[Start]
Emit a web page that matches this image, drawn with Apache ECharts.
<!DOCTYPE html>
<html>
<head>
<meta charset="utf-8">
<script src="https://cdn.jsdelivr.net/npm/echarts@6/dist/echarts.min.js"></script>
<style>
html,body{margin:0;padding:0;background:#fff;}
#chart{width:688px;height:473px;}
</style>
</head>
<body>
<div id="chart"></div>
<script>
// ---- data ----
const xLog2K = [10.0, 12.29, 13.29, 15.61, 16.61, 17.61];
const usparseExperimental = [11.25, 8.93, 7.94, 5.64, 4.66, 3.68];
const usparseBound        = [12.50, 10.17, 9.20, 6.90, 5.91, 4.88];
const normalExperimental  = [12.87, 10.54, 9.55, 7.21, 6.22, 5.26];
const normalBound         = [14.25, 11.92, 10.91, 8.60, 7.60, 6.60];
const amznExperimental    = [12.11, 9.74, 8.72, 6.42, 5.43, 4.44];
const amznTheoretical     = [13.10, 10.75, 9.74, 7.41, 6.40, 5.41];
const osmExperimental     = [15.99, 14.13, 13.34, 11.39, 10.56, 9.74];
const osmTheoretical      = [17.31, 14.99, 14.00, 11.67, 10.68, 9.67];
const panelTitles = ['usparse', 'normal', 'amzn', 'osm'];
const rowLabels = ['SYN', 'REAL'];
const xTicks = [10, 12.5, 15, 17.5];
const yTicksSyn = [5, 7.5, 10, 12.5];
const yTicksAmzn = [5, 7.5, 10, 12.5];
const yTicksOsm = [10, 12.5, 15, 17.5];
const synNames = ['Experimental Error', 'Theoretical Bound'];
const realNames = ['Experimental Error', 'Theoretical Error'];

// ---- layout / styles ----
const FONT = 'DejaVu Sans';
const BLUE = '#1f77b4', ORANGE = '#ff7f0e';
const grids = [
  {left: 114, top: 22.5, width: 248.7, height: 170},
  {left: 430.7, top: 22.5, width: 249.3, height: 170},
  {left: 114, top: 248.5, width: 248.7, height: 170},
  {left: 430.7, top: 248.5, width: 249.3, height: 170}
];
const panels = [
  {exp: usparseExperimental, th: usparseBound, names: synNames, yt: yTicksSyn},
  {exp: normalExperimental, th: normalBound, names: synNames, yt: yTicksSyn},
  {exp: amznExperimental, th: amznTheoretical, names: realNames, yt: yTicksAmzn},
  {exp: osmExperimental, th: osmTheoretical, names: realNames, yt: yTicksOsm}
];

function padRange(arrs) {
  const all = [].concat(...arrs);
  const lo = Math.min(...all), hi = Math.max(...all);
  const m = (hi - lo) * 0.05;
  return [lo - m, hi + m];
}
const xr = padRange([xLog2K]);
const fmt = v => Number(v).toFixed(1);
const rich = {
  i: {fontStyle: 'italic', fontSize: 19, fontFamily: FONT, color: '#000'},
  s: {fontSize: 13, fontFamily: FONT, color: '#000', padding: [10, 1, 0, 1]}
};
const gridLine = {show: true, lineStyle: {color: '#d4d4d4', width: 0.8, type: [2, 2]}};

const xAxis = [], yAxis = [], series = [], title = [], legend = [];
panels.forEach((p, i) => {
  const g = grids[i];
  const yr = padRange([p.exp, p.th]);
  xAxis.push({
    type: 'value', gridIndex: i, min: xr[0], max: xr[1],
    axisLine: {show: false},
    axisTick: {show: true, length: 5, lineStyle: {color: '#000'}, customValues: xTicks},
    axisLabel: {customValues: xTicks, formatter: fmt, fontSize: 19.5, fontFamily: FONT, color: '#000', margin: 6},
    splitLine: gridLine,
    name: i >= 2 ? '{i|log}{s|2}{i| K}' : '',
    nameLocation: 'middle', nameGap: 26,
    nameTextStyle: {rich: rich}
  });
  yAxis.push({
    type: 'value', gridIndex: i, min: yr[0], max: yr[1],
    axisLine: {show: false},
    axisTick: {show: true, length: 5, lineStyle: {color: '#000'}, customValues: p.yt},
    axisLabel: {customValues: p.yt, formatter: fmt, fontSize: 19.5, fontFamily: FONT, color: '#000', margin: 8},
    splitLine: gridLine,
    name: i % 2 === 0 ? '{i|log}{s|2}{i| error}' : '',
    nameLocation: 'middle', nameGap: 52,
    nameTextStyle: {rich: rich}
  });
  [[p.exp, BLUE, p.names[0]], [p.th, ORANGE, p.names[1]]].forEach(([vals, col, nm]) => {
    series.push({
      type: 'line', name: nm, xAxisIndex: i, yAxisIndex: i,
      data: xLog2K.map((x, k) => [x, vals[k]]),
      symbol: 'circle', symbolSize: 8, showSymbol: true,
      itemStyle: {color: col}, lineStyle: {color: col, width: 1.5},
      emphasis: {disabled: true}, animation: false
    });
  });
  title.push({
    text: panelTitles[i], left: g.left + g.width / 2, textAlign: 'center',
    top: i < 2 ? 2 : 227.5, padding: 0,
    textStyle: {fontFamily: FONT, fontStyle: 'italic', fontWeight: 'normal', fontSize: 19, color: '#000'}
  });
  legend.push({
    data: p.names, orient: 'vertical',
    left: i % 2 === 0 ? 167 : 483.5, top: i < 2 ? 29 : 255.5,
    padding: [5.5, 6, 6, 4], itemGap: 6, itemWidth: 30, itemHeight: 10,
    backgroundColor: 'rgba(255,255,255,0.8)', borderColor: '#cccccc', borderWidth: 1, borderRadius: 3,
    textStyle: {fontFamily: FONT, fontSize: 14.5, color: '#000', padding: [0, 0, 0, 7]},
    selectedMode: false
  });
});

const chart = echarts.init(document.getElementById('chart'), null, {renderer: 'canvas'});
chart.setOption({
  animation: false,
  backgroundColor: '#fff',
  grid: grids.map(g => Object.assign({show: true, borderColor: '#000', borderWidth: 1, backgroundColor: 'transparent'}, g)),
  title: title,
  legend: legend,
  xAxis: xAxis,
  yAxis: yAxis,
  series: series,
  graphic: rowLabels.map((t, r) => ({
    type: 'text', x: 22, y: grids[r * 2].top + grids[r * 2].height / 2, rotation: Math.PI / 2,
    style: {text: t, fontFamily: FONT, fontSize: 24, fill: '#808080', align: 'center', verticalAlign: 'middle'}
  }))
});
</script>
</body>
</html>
[End]
WORK REQUIRED.
Extract the complete data, matching each line exactly.

RESPONSE.
Emit a web page that matches this image, drawn with Apache ECharts.
<!DOCTYPE html>
<html>
<head>
<meta charset="utf-8">
<script src="https://cdn.jsdelivr.net/npm/echarts@6/dist/echarts.min.js"></script>
<style>
html,body{margin:0;padding:0;background:#fff;}
#chart{width:688px;height:473px;}
</style>
</head>
<body>
<div id="chart"></div>
<script>
// ---- data ----
const xLog2K = [10.0, 12.29, 13.29, 15.61, 16.61, 17.61];
const usparseExperimental = [11.25, 8.93, 7.94, 5.64, 4.66, 3.68];
const usparseBound        = [12.50, 10.17, 9.20, 6.90, 5.91, 4.88];
const normalExperimental  = [12.87, 10.54, 9.55, 7.21, 6.22, 5.26];
const normalBound         = [14.25, 11.92, 10.91, 8.60, 7.60, 6.60];
const amznExperimental    = [12.11, 9.74, 8.72, 6.42, 5.43, 4.44];
const amznTheoretical     = [13.10, 10.75, 9.74, 7.41, 6.40, 5.41];
const osmExperimental     = [15.99, 14.13, 13.34, 11.39, 10.56, 9.74];
const osmTheoretical      = [17.31, 14.99, 14.00, 11.67, 10.68, 9.67];
const panelTitles = ['usparse', 'normal', 'amzn', 'osm'];
const rowLabels = ['SYN', 'REAL'];
const xTicks = [10, 12.5, 15, 17.5];
const yTicksSyn = [5, 7.5, 10, 12.5];
const yTicksAmzn = [5, 7.5, 10, 12.5];
const yTicksOsm = [10, 12.5, 15, 17.5];
const synNames = ['Experimental Error', 'Theoretical Bound'];
const realNames = ['Experimental Error', 'Theoretical Error'];

// ---- layout / styles ----
const FONT = 'DejaVu Sans';
const BLUE = '#1f77b4', ORANGE = '#ff7f0e';
const grids = [
  {left: 114, top: 22.5, width: 248.7, height: 170},
  {left: 430.7, top: 22.5, width: 249.3, height: 170},
  {left: 114, top: 248.5, width: 248.7, height: 170},
  {left: 430.7, top: 248.5, width: 249.3, height: 170}
];
const panels = [
  {exp: usparseExperimental, th: usparseBound, names: synNames, yt: yTicksSyn},
  {exp: normalExperimental, th: normalBound, names: synNames, yt: yTicksSyn},
  {exp: amznExperimental, th: amznTheoretical, names: realNames, yt: yTicksAmzn},
  {exp: osmExperimental, th: osmTheoretical, names: realNames, yt: yTicksOsm}
];

function padRange(arrs) {
  const all = [].concat(...arrs);
  const lo = Math.min(...all), hi = Math.max(...all);
  const m = (hi - lo) * 0.05;
  return [lo - m, hi + m];
}
const xr = padRange([xLog2K]);
const fmt = v => Number(v).toFixed(1);
const rich = {
  i: {fontStyle: 'italic', fontSize: 19, fontFamily: FONT, color: '#000'},
  s: {fontSize: 13, fontFamily: FONT, color: '#000', padding: [10, 1, 0, 1]}
};
const gridLine = {show: true, lineStyle: {color: '#d4d4d4', width: 0.8, type: [2, 2]}};

const xAxis = [], yAxis = [], series = [], title = [], legend = [];
panels.forEach((p, i) => {
  const g = grids[i];
  const yr = padRange([p.exp, p.th]);
  xAxis.push({
    type: 'value', gridIndex: i, min: xr[0], max: xr[1],
    axisLine: {show: false},
    axisTick: {show: true, length: 5, lineStyle: {color: '#000'}, customValues: xTicks},
    axisLabel: {customValues: xTicks, formatter: fmt, fontSize: 19.5, fontFamily: FONT, color: '#000', margin: 6},
    splitLine: gridLine,
    name: i >= 2 ? '{i|log}{s|2}{i| K}' : '',
    nameLocation: 'middle', nameGap: 26,
    nameTextStyle: {rich: rich}
  });
  yAxis.push({
    type: 'value', gridIndex: i, min: yr[0], max: yr[1],
    axisLine: {show: false},
    axisTick: {show: true, length: 5, lineStyle: {color: '#000'}, customValues: p.yt},
    axisLabel: {customValues: p.yt, formatter: fmt, fontSize: 19.5, fontFamily: FONT, color: '#000', margin: 8},
    splitLine: gridLine,
    name: i % 2 === 0 ? '{i|log}{s|2}{i| error}' : '',
    nameLocation: 'middle', nameGap: 52,
    nameTextStyle: {rich: rich}
  });
  [[p.exp, BLUE, p.names[0]], [p.th, ORANGE, p.names[1]]].forEach(([vals, col, nm]) => {
    series.push({
      type: 'line', name: nm, xAxisIndex: i, yAxisIndex: i,
      data: xLog2K.map((x, k) => [x, vals[k]]),
      symbol: 'circle', symbolSize: 8, showSymbol: true,
      itemStyle: {color: col}, lineStyle: {color: col, width: 1.5},
      emphasis: {disabled: true}, animation: false
    });
  });
  title.push({
    text: panelTitles[i], left: g.left + g.width / 2, textAlign: 'center',
    top: i < 2 ? 2 : 227.5, padding: 0,
    textStyle: {fontFamily: FONT, fontStyle: 'italic', fontWeight: 'normal', fontSize: 19, color: '#000'}
  });
  legend.push({
    data: p.names, orient: 'vertical',
    left: i % 2 === 0 ? 167 : 483.5, top: i < 2 ? 29 : 255.5,
    padding: [5.5, 6, 6, 4], itemGap: 6, itemWidth: 30, itemHeight: 10,
    backgroundColor: 'rgba(255,255,255,0.8)', borderColor: '#cccccc', borderWidth: 1, borderRadius: 3,
    textStyle: {fontFamily: FONT, fontSize: 14.5, color: '#000', padding: [0, 0, 0, 7]},
    selectedMode: false
  });
});

const chart = echarts.init(document.getElementById('chart'), null, {renderer: 'canvas'});
chart.setOption({
  animation: false,
  backgroundColor: '#fff',
  grid: grids.map(g => Object.assign({show: true, borderColor: '#000', borderWidth: 1, backgroundColor: 'transparent'}, g)),
  title: title,
  legend: legend,
  xAxis: xAxis,
  yAxis: yAxis,
  series: series,
  graphic: rowLabels.map((t, r) => ({
    type: 'text', x: 22, y: grids[r * 2].top + grids[r * 2].height / 2, rotation: Math.PI / 2,
    style: {text: t, fontFamily: FONT, fontSize: 24, fill: '#808080', align: 'center', verticalAlign: 'middle'}
  }))
});
</script>
</body>
</html>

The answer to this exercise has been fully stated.